Timmy's Telethon #3
13 Feb 2008Neither rain nor sleet nor dark of night will stop me:
- Sociology / Psychology: There is so much more to pitching a solution to those who control the purse strings than technical logic. Selling open source to the powers that be is… well it’s tough. Are there consultants that can be hired to answer the hard questions and make the decision makers feel comfortable? I would love to see more real world business cases for comprehensive GIS environments that must cater to diverse requirements.
25 years ago, selling anything that wasn’t IBM to the powers-that-be was tough. I expect selling open source to remain tough, but get easier and easier over time as people with Internet-centric mindsets percolate up into decision making positions for larger organizations.
Sure, there are consultants, as in any field. Real-world business cases are available, but few and far between. When you ask people to write their own case studies, generally the folks with interesting studies are too busy to do it, so you end up with a bunch of academic stuff. And going out to gather the things is a lot of work. And often some of the most compelling studies are found by accident!
I compile case studies for PostGIS, and every 12 months I ask on the postgis-users mailing list (1500 subscribers) for folks to volunteer for case studies. I’ll do the writing and editing, they just need to talk to me on the phone or on email. I don’t get many responses!
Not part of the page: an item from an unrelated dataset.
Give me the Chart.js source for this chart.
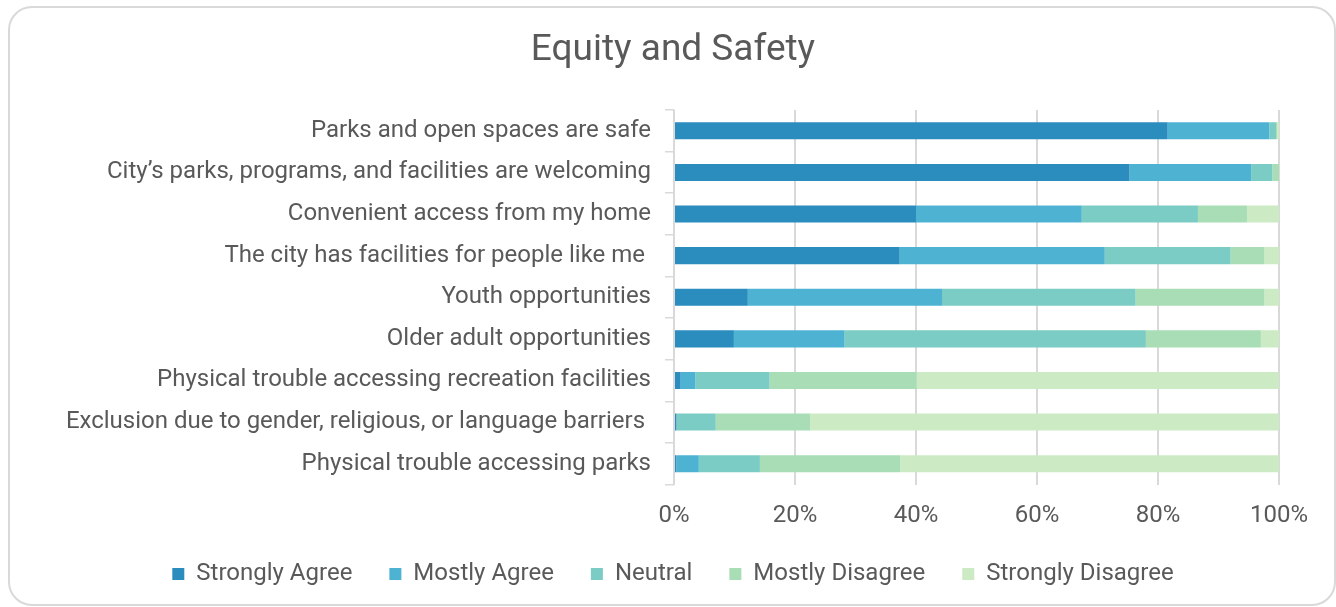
<!DOCTYPE html>
<html>
<head>
<meta charset="utf-8">
<script src="https://cdn.jsdelivr.net/npm/chart.js@4/dist/chart.umd.min.js"></script>
<style>
  html, body { margin: 0; padding: 0; background: #ffffff; }
  #wrap { position: relative; width: 1336px; height: 607px; overflow: hidden; }
  #card { position: absolute; left: 8px; top: 6px; width: 1328px; height: 600px; border: 2px solid #d9d9d9; border-radius: 24px; box-sizing: border-box; }
  #c { position: absolute; left: 0; top: 0; }
</style>
</head>
<body>
<div id="wrap">
  <div id="card"></div>
  <canvas id="c" width="1336" height="607"></canvas>
</div>
<script>
const categories = [
  "Parks and open spaces are safe",
  "City\u2019s parks, programs, and facilities are welcoming",
  "Convenient access from my home",
  "The city has facilities for people like me ",
  "Youth opportunities",
  "Older adult opportunities",
  "Physical trouble accessing recreation facilities",
  "Exclusion due to gender, religious, or language barriers ",
  "Physical trouble accessing parks"
];
const seriesNames = ["Strongly Agree", "Mostly Agree", "Neutral", "Mostly Disagree", "Strongly Disagree"];
const stronglyAgree    = [81.6, 75.3, 40.0, 37.3, 12.2,  9.9,  1.1,  0.4,  0.4];
const mostlyAgree      = [16.8, 20.1, 27.4, 33.9, 32.1, 18.3,  2.4,  0.0,  3.7];
const neutral          = [ 1.1,  3.5, 19.2, 20.8, 32.0, 49.8, 12.3,  6.5, 10.1];
const mostlyDisagree   = [ 0.2,  1.1,  8.1,  5.6, 21.3, 19.0, 24.3, 15.6, 23.2];
const stronglyDisagree = [ 0.3,  0.0,  5.3,  2.4,  2.4,  3.0, 59.9, 77.5, 62.6];
const seriesColors = ["#2b8cbe", "#4eb3d3", "#7bccc4", "#a8ddb5", "#ccebc5"];
const xTicks = [0, 20, 40, 60, 80, 100];

const seriesValues = [stronglyAgree, mostlyAgree, neutral, mostlyDisagree, stronglyDisagree];
const textColor = "#595959";
const fontFamily = "Roboto, 'Noto Sans', sans-serif";

new Chart(document.getElementById("c"), {
  type: "bar",
  data: {
    labels: categories,
    datasets: seriesNames.map((name, i) => ({
      label: name,
      data: seriesValues[i],
      backgroundColor: seriesColors[i],
      borderWidth: 0,
      barPercentage: 0.41,
      categoryPercentage: 1.0
    }))
  },
  options: {
    indexAxis: "y",
    responsive: false,
    animation: false,
    layout: { padding: { left: 67, right: 57, top: 0, bottom: 11 } },
    plugins: {
      title: {
        display: true,
        text: "Equity and Safety",
        color: textColor,
        font: { family: fontFamily, size: 37, weight: "normal" },
        padding: { top: 29, bottom: 36.6 }
      },
      legend: {
        position: "bottom",
        labels: {
          color: textColor,
          font: { family: fontFamily, size: 24 },
          boxWidth: 12,
          boxHeight: 12,
          padding: 37
        }
      },
      tooltip: { enabled: false }
    },
    scales: {
      x: {
        stacked: true,
        min: 0,
        max: 100,
        afterBuildTicks: (axis) => { axis.ticks = xTicks.map(v => ({ value: v })); },
        afterFit: (axis) => { axis.height = 40.5; },
        ticks: {
          color: textColor,
          font: { family: fontFamily, size: 24 },
          padding: 17,
          callback: (v) => v + "%"
        },
        grid: { color: "#d9d9d9", lineWidth: 2, drawTicks: false },
        border: { display: false }
      },
      y: {
        stacked: true,
        afterFit: (axis) => { axis.width = 607; },
        ticks: {
          color: textColor,
          font: { family: fontFamily, size: 24 },
          padding: 14
        },
        grid: { drawOnChartArea: false, color: "#d9d9d9", lineWidth: 1.5, tickLength: 9 },
        border: { display: true, color: "#d9d9d9", width: 1.5 }
      }
    }
  }
});
</script>
</body>
</html>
When I was at FOSS4G 2006 two years ago, it was mentioned in passing to me that “oh yes, IGN is using PostGIS now”. So I asked for a contact name, tracked the guy down, and extracted the story from him. It’s a great case study! But getting it required a curious combination of persistence and luck. Same with the North Dakota study, which I got via friend-of-a-friend referral.
The request for information about “comprehensive GIS environments” feels like trolling for someone to say “just drop ESRI”! And that would be silly. Open source has lots of solutions that do things that ESRI products do, but there is no comprehensive drop-in replacement solution. Even if there were, the switching costs alone would probably make in uneconomic.
So here is what to say to the powers-that-be. Don’t foam at the mouth, don’t wear jams and a backwards baseball cap. Recognize that change is slow, and there are sound financial reasons for that:
For an organization just getting started with open source, it provides advantages at the margins: not in reworking your existing systems, but giving you flexible options when building new ones. The existing systems should be left running until they hit a natural end-of-life, either when they become out of date, or so expensive to run/pay maintenance on that the switching cost actually becomes acceptable. Evaluate the cost of change regularly. Sometimes not changing is the more expensive option, and it is important to know what that time arrives.